Our ntuples are processed in subsequential steps. Let’s say STEP1 and STEP2.
What STEP1 does, is to produce a ntuple + (nSTEP1 branches ) out of a compiled C++ code producing file1
In STEP2 we take the outcome of STEP1 and we attach new branches on TOP (nSTEP2) producing file2, this time using pyROOT and another source code.
According to this, one would expect file SIze of file2 is > than file1. However what we see is that size(file2) is 1/2 of size(file1).
What we observe in those 2 files on some common branches is that the Baskets value is very different on some very repetitive-value branches.
We checked and n-branches increased, as well as that all branches are sane and correctly propagated.
The only difference we observed is the nBaskets and compression level.
Therefore the question: is that possible that the compression is able to reduce by a factor 2 the size of an ntuple? From what does it depend and how can one explicitely check the reason of the file-size reduction?

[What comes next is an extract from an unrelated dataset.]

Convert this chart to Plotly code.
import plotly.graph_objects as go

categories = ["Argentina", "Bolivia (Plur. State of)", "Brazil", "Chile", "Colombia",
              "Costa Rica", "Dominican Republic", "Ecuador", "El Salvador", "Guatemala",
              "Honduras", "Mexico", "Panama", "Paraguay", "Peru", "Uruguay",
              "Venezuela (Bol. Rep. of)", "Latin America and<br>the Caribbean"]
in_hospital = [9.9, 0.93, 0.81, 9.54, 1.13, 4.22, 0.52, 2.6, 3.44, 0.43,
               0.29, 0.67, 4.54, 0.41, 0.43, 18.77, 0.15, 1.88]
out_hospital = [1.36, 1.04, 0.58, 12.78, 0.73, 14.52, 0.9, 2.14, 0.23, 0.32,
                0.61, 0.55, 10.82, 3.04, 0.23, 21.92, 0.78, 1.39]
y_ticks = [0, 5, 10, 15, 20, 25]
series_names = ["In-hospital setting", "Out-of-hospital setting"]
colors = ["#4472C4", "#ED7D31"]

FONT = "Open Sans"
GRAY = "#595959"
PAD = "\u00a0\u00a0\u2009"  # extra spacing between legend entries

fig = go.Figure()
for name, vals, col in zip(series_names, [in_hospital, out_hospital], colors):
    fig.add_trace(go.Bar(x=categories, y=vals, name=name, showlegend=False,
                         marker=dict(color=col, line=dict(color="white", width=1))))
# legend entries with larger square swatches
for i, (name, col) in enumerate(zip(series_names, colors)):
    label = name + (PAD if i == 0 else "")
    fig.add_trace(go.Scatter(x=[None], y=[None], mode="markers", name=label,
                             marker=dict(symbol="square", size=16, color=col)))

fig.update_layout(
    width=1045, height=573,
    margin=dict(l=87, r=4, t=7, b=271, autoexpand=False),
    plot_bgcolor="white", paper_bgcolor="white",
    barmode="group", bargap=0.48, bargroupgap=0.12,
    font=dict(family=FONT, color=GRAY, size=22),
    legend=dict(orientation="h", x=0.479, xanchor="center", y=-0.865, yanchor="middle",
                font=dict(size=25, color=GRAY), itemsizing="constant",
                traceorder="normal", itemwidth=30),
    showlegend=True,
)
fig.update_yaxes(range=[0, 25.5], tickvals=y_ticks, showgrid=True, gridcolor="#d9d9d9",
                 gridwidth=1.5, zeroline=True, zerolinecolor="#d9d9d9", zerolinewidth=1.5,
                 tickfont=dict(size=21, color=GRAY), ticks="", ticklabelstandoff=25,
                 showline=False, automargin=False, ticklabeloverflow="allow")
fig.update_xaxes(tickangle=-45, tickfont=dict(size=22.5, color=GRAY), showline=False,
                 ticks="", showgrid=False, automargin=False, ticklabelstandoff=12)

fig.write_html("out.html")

A factor 2 from compression level sounds quite a lot but it is not impossible. You can use TTree::Print() in order to get detailed information about the overall compression ratio as well as the compression ratio of individual branches.
Hi @jblomer,
This is what i did infact.
It’s not just clear to me why in a C++ compiled code where we run
auto newTrree = (TTre*)oldTree.CopyTree( "CUT") ;
// DO STUFF on newTree to attach new tuples
newTree.Write( "", TObject::kOverwrite );
Is somehow behaving differently on when we do a similar thing using pyROOT.
I.e how does the compression get optimized in ROOT ? Is there any recommended way to have a good balance and ensure “file-size” remain roughtly constant whatever are the “processing” one does?